Gaelic Translation/Irish Stamp

Can any Irish-speakers (or those better with online translators than I) tell me what’s being said on this Easter Rising commemorative stamp?

http://www.goingpostalt-shirts.com/detail.asp?product_id=rebellion

Thank you!

It’s a quote from the Proclamation of the Irish Republic. That excerpt says “In the name of God and of the dead generations…”

BTW, while I’m learning Irish I’m still far from being able to read that myself. However, I recognized it because it’s not unusual to see it on the wall in a pub both in English and in Irish.
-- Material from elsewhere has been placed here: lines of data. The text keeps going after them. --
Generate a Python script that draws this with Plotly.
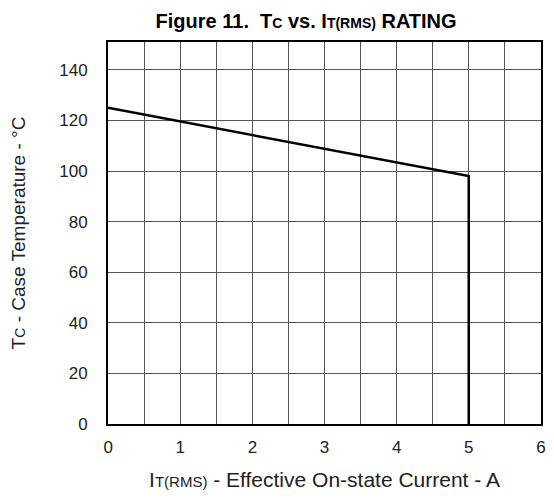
import plotly.graph_objects as go

current = [0, 5, 5]
temperature = [125, 98, 0]
x_ticks = [0, 1, 2, 3, 4, 5, 6]
y_ticks = [0, 20, 40, 60, 80, 100, 120, 140]

fig = go.Figure()
fig.add_trace(go.Scatter(x=current, y=temperature, mode="lines",
                         line=dict(color="black", width=2.5), showlegend=False,
                         cliponaxis=False))

def small(t, px):
    return f"<span style='font-size:{px}px'>{t}</span>"

fig.update_layout(
    width=546, height=490,
    margin=dict(l=100, r=8, t=34, b=74),
    paper_bgcolor="white", plot_bgcolor="white",
    font=dict(family="Liberation Sans, Arial", color="#222", size=17),
    title=dict(text="<b>Figure 11.  T" + small("C", 14) + " vs. I" + small("T(RMS)", 14) + " RATING</b>",
               x=0.546, xanchor="center", y=0.988, yanchor="top",
               font=dict(size=20, color="black")),
)
fig.update_xaxes(range=[-0.002, 6.002], tickvals=x_ticks, ticktext=[str(v) for v in x_ticks],
                 ticklabeloverflow="allow",
                 showgrid=True, gridcolor="#555", gridwidth=1.3,
                 minor=dict(dtick=0.5, showgrid=True, gridcolor="#555", gridwidth=1.3),
                 showline=True, linecolor="black", linewidth=2, mirror=True,
                 zeroline=False, ticks="", ticklabelstandoff=7,
                 title=dict(text="I" + small("T(RMS)", 15) + " - Effective On-state Current - A",
                            standoff=16, font=dict(size=21)))
fig.update_yaxes(range=[0, 151], tickvals=y_ticks,
                 showgrid=True, gridcolor="#555", gridwidth=1.3,
                 showline=True, linecolor="black", linewidth=2, mirror=True,
                 zeroline=False, ticks="", ticklabelstandoff=15,
                 title=dict(text="T" + small("C", 14) + " - Case Temperature - °C",
                            standoff=30, font=dict(size=19)))

fig.write_html("out.html")
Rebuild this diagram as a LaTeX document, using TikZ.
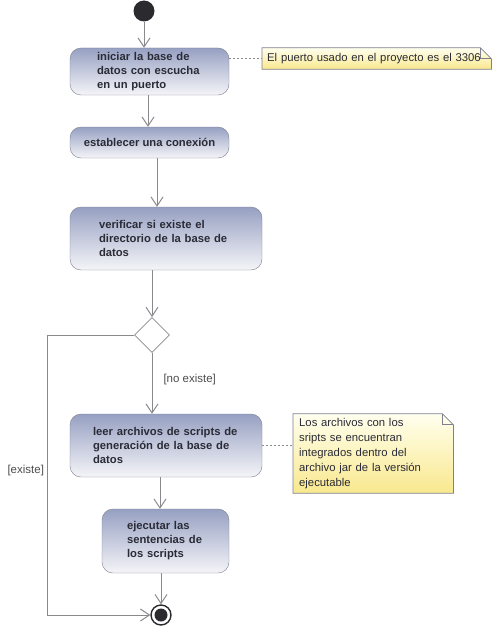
\documentclass[tikz,border=0pt]{standalone}
\usepackage{fontspec}
\setmainfont{Liberation Sans}
\usetikzlibrary{arrows.meta,calc,positioning,shapes.geometric,backgrounds}
\definecolor{linea}{HTML}{8A8A8E}
\definecolor{borde}{HTML}{7E8090}
\definecolor{tinta}{HTML}{2A2B36}
\definecolor{azul}{HTML}{96A0C2}
\definecolor{claro}{HTML}{F5F5F8}
\definecolor{notaa}{HTML}{FFFFEE}
\definecolor{notab}{HTML}{F9E88E}
\definecolor{punto}{HTML}{2A2A2F}
\begin{document}
\begin{tikzpicture}[x=1pt,y=-1pt,>={Straight Barb[length=9pt,width=12pt]},
  every node/.style={font=\fontsize{11}{14}\selectfont},
  actividad/.style={draw=borde,rounded corners=11pt,top color=azul,bottom color=claro,
    text=tinta,font=\fontsize{11.25}{14}\selectfont\bfseries,align=left,inner sep=0pt},
  nota/.style={anchor=west,inner xsep=5pt,inner ysep=0pt,align=left,text=tinta,
    font=\fontsize{11.3}{15}\selectfont},
  flujo/.style={->,draw=linea,line width=1pt},
  enlace/.style={draw=linea,dashed,dash pattern=on 2pt off 2pt,line width=0.8pt},
  etiqueta/.style={text=black!70,font=\fontsize{11.5}{14}\selectfont}]
\useasboundingbox (0,0) rectangle (493,626);
\node[circle,fill=punto,minimum size=21pt,inner sep=0pt] (ini) at (144,11) {};
\node[actividad,minimum width=159pt,minimum height=47pt,text width=105pt] (b1) at (149.5,71.5)
  {iniciar la base de\\datos con escucha\\en un puerto};
\node[actividad,minimum width=159pt,minimum height=31pt] (b2) at (149.5,142.5)
  {establecer una conexión};
\node[actividad,minimum width=192pt,minimum height=63pt,text width=134pt] (b3) at (166,238.5)
  {verificar si existe el\\directorio de la base de\\datos};
\node[diamond,draw=linea,fill=white,line width=0.8pt,minimum size=35pt,inner sep=0pt] (dec) at (152,335) {};
\node[actividad,minimum width=192pt,minimum height=63pt,text width=146pt] (b4) at (166,445.5)
  {leer archivos de scripts de\\generación de la base de\\datos};
\node[actividad,minimum width=127pt,minimum height=64pt,text width=77pt] (b5) at (165.5,541)
  {ejecutar las\\sentencias de\\los scripts};
\node[circle,draw=punto,fill=white,line width=1.4pt,minimum size=20pt,inner sep=0pt] (fin) at (161,615) {};
\fill[punto] (fin) circle (6.5pt);
% notas
\node[nota,minimum height=21pt,text width=219pt] (n1) at (262,58.5)
  {El puerto usado en el proyecto es el 3306};
\node[nota,inner xsep=6pt,minimum height=79pt,text width=148pt] (n2) at (293,453.5)
  {Los archivos con los\\sripts se encuentran\\integrados dentro del\\archivo jar de la versión\\ejecutable};
\begin{scope}[on background layer]
\foreach \n in {n1,n2}{
\shade[top color=notaa,bottom color=notab,draw=borde,line width=0.8pt]
  (\n.south west) -- (\n.north west) -- ([xshift=-11pt]\n.north east)
  -- ([yshift=-11pt]\n.north east) -- (\n.south east) -- cycle;
\draw[borde,line width=0.8pt] ([xshift=-11pt]\n.north east) |- ([yshift=-11pt]\n.north east);}
\end{scope}
\draw[enlace] (b1.east |- n1) -- (n1.west);
\draw[enlace] (b4.east) -- (n2.west |- b4.east);
% flujos
\draw[flujo] (ini) -- (ini |- b1.north);
\draw[flujo] ([xshift=-1.5pt]b1.south) -- ([xshift=-1.5pt]b2.north);
\draw[flujo] ([xshift=7.5pt]b2.south) -- ([xshift=7.5pt]b2.south |- b3.north);
\draw[flujo] (dec |- b3.south) -- (dec.north);
\draw[flujo] (dec.south) -- (dec |- b4.north);
\draw[flujo] ([xshift=-6pt]b4.south) -- ([xshift=-6pt]b4.south |- b5.north);
\draw[flujo] (fin |- b5.south) -- (fin.north);
\coordinate (esq) at (47,335);
\draw[flujo] (dec.west) -- (esq) |- (fin.west);
\node[etiqueta,anchor=west] (no) at (160,380) {[no existe]};
\node[etiqueta,anchor=west] (si) at (4,471) {[existe]};
\end{tikzpicture}
\end{document}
Thank you, Gus. What about the “Forosra” part, just above “1916” ?

Probably “Easter,” right?

Forógra na Poblachta means the Proclamation of the Republic.

Thanks, hib.

Now I can buy the t-shirt for St. Pat’s Day without worrying that it says “The Guy in this Shirt is a Huge Shithead.”

While Gus’s translation conveys the sense correctly, and corresponds to the English version of the Proclamation, the exact literal translation is “In the name of God and in the name of the generations that went before us…”

Thanks again. I raise my glass to you.

There are some people who will think it means exactly that. Not everyone thought that Irish independence was a good thing.

“Is caccheann mór é an fear leis an léíne seo.” or something like that. My Irish is terrible.

I daresay you are correct. Won’t find any of 'em in Brooklyn, though. Or Boston, for that matter.

Surely not in the US though? Only in the Eastern part of Northern Ireland and some dreadful little villages in the West would you dare not wear it.